◆ Source material
** START **
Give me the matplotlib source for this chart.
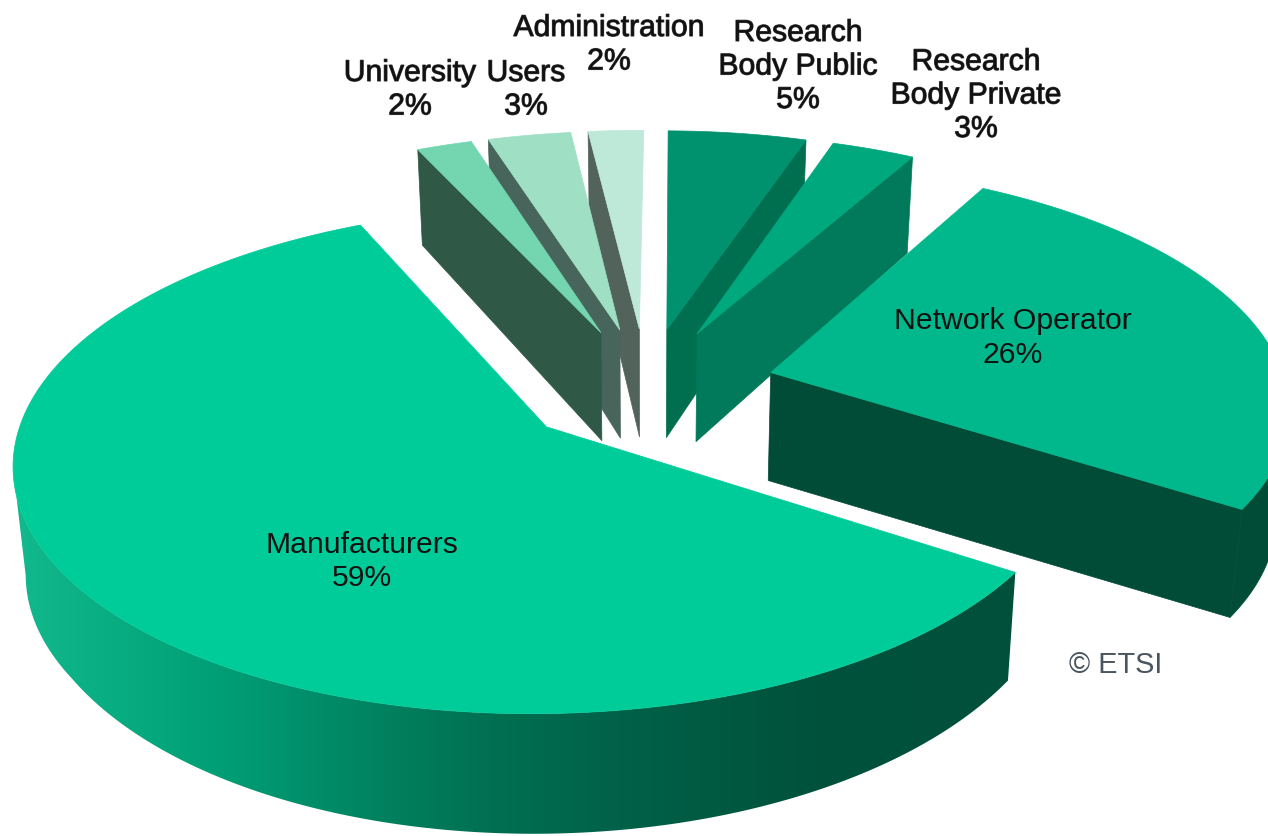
import numpy as np
import matplotlib
matplotlib.use('Agg')
import matplotlib.pyplot as plt
import matplotlib.patheffects as pe
from matplotlib.colors import LinearSegmentedColormap
from matplotlib.patches import Polygon

# clockwise from the far left edge of the pie
names = ['University', 'Users', 'Administration', 'Research\nBody Public',
         'Research\nBody Private', 'Network Operator', 'Manufacturers']
values = [2, 3, 2, 5, 3, 26, 59]

top_colors = ['#73d6b0', '#9fe0c5', '#bee8d7', '#00926e', '#00a87e', '#00b88b', '#00cc99']
side_colors = ['#2f5847', '#47655a', '#52635c', '#006f50', '#007a5a', '#004c37', '#004c37']
label_xy = [(410, 71), (526, 71), (609, 26), (798, 31), (976, 60), (1013, 318), (362, 542)]

# perspective of the pie plane, in pixels
CX, CY = 646.2, 387.8
RADIUS = 515.5
TILT = 0.4624
PERSP = 0.1297
EXPLODE = 0.2508
START_ANGLE = 114.73
BOTTOM_SCALE = 0.98

edges = START_ANGLE - np.r_[0, np.cumsum(values)] * 3.6
mids = (edges[:-1] + edges[1:]) / 2


def project(i, r, theta, z=0.0):
    m, t = np.radians(mids[i]), np.radians(theta)
    px = EXPLODE * np.cos(m) + r * np.cos(t)
    py = EXPLODE * np.sin(m) + r * np.sin(t)
    w = 1 + PERSP * py
    sx = CX + RADIUS * px / w
    sy = CY - RADIUS * TILT * py / w
    # lower face sits below the top one and shrinks slightly
    sx = CX + (sx - CX) * (1 - (1 - BOTTOM_SCALE) * z)
    sy = sy + z * np.interp(py, [-1.2, -0.7, 0.25, 1.25], [121, 108, 108, 94])
    return np.c_[sx, sy]


def radial_face(i, theta):
    top = np.vstack([project(i, 0, theta), project(i, 1, theta)])
    bottom = np.vstack([project(i, 1, theta, 1), project(i, 0, theta, 1)])
    return np.vstack([top, bottom])


def rim_face(i, t):
    return np.vstack([project(i, 1, t), project(i, 1, t[::-1], 1)])


def top_face(i):
    t = np.linspace(edges[i], edges[i + 1], 300)
    return np.vstack([project(i, 0, edges[i]), project(i, 1, t)])


fig = plt.figure(figsize=(12.68, 8.37), dpi=100)
ax = fig.add_axes([0, 0, 1, 1])
ax.axis('off')

# back slices first, the ones nearer the viewer paint over them
for i in [2, 1, 0, 3, 4, 5]:
    if i <= 2:
        ax.add_patch(Polygon(radial_face(i, edges[i]), fc=side_colors[i], ec=side_colors[i], lw=0.5))
    else:
        ax.add_patch(Polygon(radial_face(i, edges[i + 1]), fc=side_colors[i], ec=side_colors[i], lw=0.5))
    if i == 5:
        t = np.linspace(edges[i + 1], edges[i + 1] + 30, 100)
        ax.add_patch(Polygon(rim_face(i, t), fc=side_colors[i], ec=side_colors[i], lw=0.5))
    ax.add_patch(Polygon(top_face(i), fc=top_colors[i], ec=top_colors[i], lw=0.5))

# outer wall of the big slice runs from light on the left to dark on the right,
# and stops at the leftmost point of the rim
wall_cmap = LinearSegmentedColormap.from_list('wall', [
    (0.00, '#12b98d'), (0.12, '#06aa7e'), (0.22, '#009c74'), (0.29, '#008f6a'),
    (0.39, '#007d5c'), (0.49, '#006e50'), (0.59, '#006349'), (0.69, '#005a42'),
    (0.79, '#00523c'), (1.00, '#00503b')])
t = np.linspace(edges[6], edges[7], 600)
t = t[:np.argmin(project(6, 1, t)[:, 0]) + 1]
wall = Polygon(rim_face(6, t), fc='none', ec='none', transform=ax.transData)
ax.add_patch(wall)
grad = ax.imshow(np.linspace(0, 1, 512)[None, :], cmap=wall_cmap, aspect='auto',
                 extent=(15, 1020, 837, 0), zorder=1)
grad.set_clip_path(wall)
ax.add_patch(Polygon(top_face(6), fc=top_colors[6], ec=top_colors[6], lw=0.5, zorder=2))

ax.set_xlim(0, 1268)
ax.set_ylim(837, 0)

for i, (name, v) in enumerate(zip(names, values)):
    x, y = label_xy[i]
    effects = [pe.withStroke(linewidth=0.8, foreground='#444444')] if i < 5 else None
    ax.text(x, y - 11, f'{name}\n{v}%', ha='center', va='top', fontsize=21.7,
            family='Liberation Sans', color='#111111', linespacing=1.25, zorder=5,
            path_effects=effects)

ax.text(1116, 665, '\u00a9 ETSI', ha='center', va='center', fontsize=20.8,
        family='Liberation Sans', color='#4a5560', zorder=5)

fig.savefig('out.png', dpi=100)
** END **
◆ Task requirements
Go from the first line of the listing to the line holding "ax.axis('off')" and, please, transcribe those lines exactly, both included, with no pictures.

◆ Task result
Give me the matplotlib source for this chart.
import numpy as np
import matplotlib
matplotlib.use('Agg')
import matplotlib.pyplot as plt
import matplotlib.patheffects as pe
from matplotlib.colors import LinearSegmentedColormap
from matplotlib.patches import Polygon

# clockwise from the far left edge of the pie
names = ['University', 'Users', 'Administration', 'Research\nBody Public',
         'Research\nBody Private', 'Network Operator', 'Manufacturers']
values = [2, 3, 2, 5, 3, 26, 59]

top_colors = ['#73d6b0', '#9fe0c5', '#bee8d7', '#00926e', '#00a87e', '#00b88b', '#00cc99']
side_colors = ['#2f5847', '#47655a', '#52635c', '#006f50', '#007a5a', '#004c37', '#004c37']
label_xy = [(410, 71), (526, 71), (609, 26), (798, 31), (976, 60), (1013, 318), (362, 542)]

# perspective of the pie plane, in pixels
CX, CY = 646.2, 387.8
RADIUS = 515.5
TILT = 0.4624
PERSP = 0.1297
EXPLODE = 0.2508
START_ANGLE = 114.73
BOTTOM_SCALE = 0.98

edges = START_ANGLE - np.r_[0, np.cumsum(values)] * 3.6
mids = (edges[:-1] + edges[1:]) / 2


def project(i, r, theta, z=0.0):
    m, t = np.radians(mids[i]), np.radians(theta)
    px = EXPLODE * np.cos(m) + r * np.cos(t)
    py = EXPLODE * np.sin(m) + r * np.sin(t)
    w = 1 + PERSP * py
    sx = CX + RADIUS * px / w
    sy = CY - RADIUS * TILT * py / w
    # lower face sits below the top one and shrinks slightly
    sx = CX + (sx - CX) * (1 - (1 - BOTTOM_SCALE) * z)
    sy = sy + z * np.interp(py, [-1.2, -0.7, 0.25, 1.25], [121, 108, 108, 94])
    return np.c_[sx, sy]


def radial_face(i, theta):
    top = np.vstack([project(i, 0, theta), project(i, 1, theta)])
    bottom = np.vstack([project(i, 1, theta, 1), project(i, 0, theta, 1)])
    return np.vstack([top, bottom])


def rim_face(i, t):
    return np.vstack([project(i, 1, t), project(i, 1, t[::-1], 1)])


def top_face(i):
    t = np.linspace(edges[i], edges[i + 1], 300)
    return np.vstack([project(i, 0, edges[i]), project(i, 1, t)])


fig = plt.figure(figsize=(12.68, 8.37), dpi=100)
ax = fig.add_axes([0, 0, 1, 1])
ax.axis('off')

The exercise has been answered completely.